I won't be baptized, and I will be a Christian. I'll be a Christian in my own way.
-- Clarence Day, Life With Father
Last Saturday, a very friendly couple in our neighborhood had a Halloween party, which I dutifully attended. I hadn't met the couple, and I don't know my neighbors very well, so it was an opportunity to become acquainted with some and reacquainted with others. They did a fantastic job, decorating their house and yard about as creatively and scarily as they could. Their generosity was something to be imitated, as they provided hamburgers and hot dogs from the grill, numerous sides, desserts, and drinks, without asking a penny of compensation for it all.
One couple from the neighborhood who was there I find particularly interesting, in that they attend a local Greek Orthodox church. While recent years have shown an increase of Orthodox believers in the area, with a couple of new parishes from different dioceses starting up, Eastern Orthodoxy is still a strange bird in North Carolina.
I'm a convinced Protestant, and so there are definite areas in which I disagree with the Orthodox. Nonetheless, I find they often have insights, normally due to their strong understanding of tradition, that Protestants would do well to hear and, in some cases, recover from their Catholic roots. So I'm interested in what Orthodox people have to say, especially about the church.
In talking with the wife of this couple, we discussed what her kids were up to, and whether they had followed in her Orthodox footsteps. One of her sons, she told me, claims that he is Eastern Orthodox, though he never attends the worship services of the church. He says that he and his family pray at home, and that, he thinks, is good enough. But she responded as good Orthodox would, telling him, "If you don't go to church, you're not Orthodox." Her son, it seems, wasn't especially appreciative of her response, but I was. The statement reflected what it seems to me to be the Biblical view of what a Christian is.

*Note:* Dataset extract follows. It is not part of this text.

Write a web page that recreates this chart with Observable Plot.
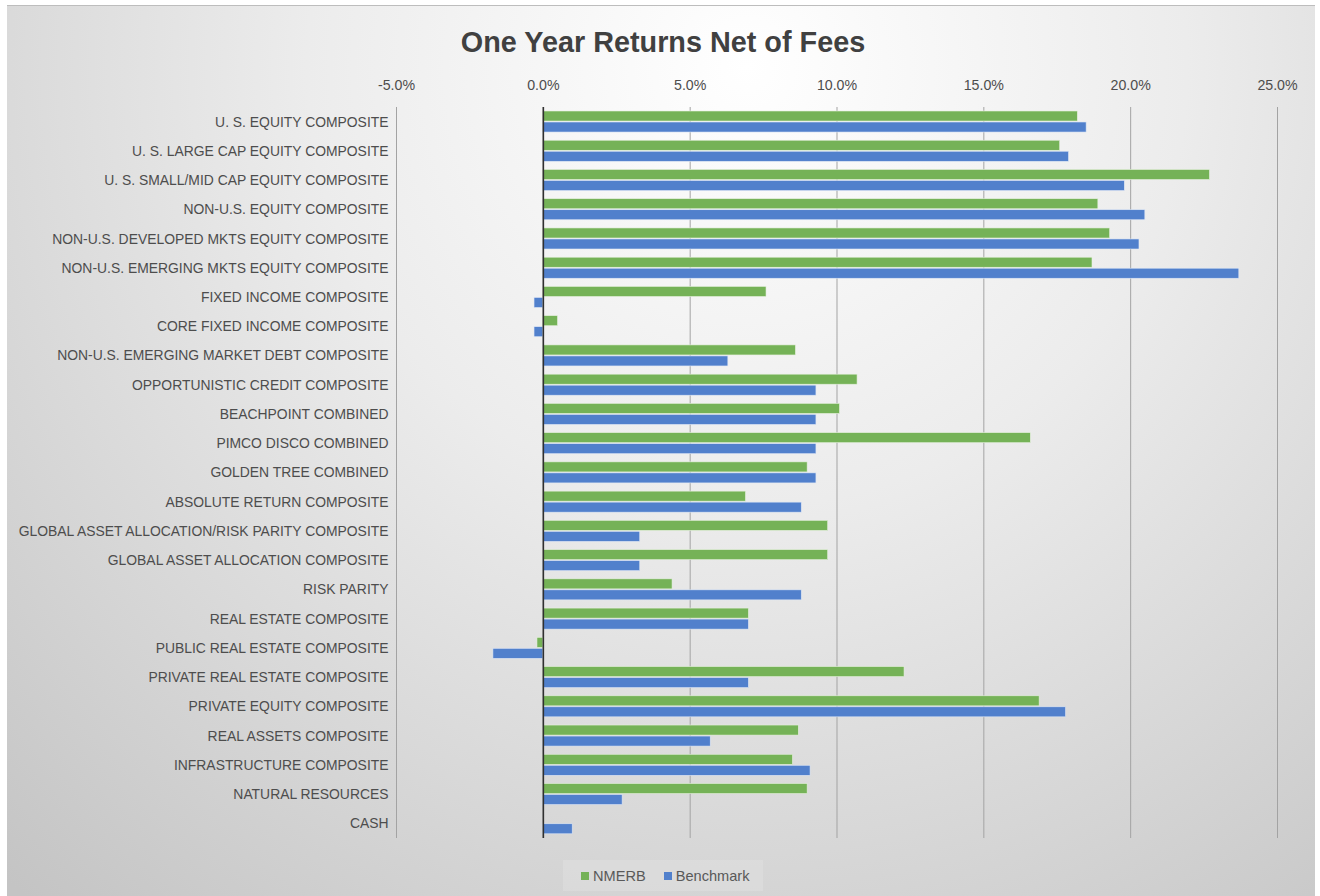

I think one of the most devastating notions that pervades the American church today is the idea that one can be a Christian without ever attending church. It has often been called "Lone Ranger Christianity" (though some have wisely commented that even the Lone Ranger had Tonto). There have been those since the inception of the church that believe that the organized church is an unnecessary institution. But nothing could be farther from the truth. From its beginning in the Book of Acts, the church has been an organized group, with defined leadership, and regular corporate worship.
But then the question is raised as to whether one outside the church can be saved. The most famous statement in church history about this came from Cyprian of Carthage, who said, "Nullus salus extra ecclasiam", or, "There is no salvation outside of the church." This has been debated inside and out since, and various responses have been given to the question. One can even detect some differences within Reformed circles, between the Belgic Confession and the Westminster Confession of Faith.
As a Calvinist, I assert that God's hands are never tied in this matter. If He wants to save someone outside of the church, He can. But to think that one can live in defiance of God's requirement to join with the visible body of Christ and still be a Christian is a foolish presumption. The matter is simple: Christians go to church. Those who don't have reason to doubt their salvation.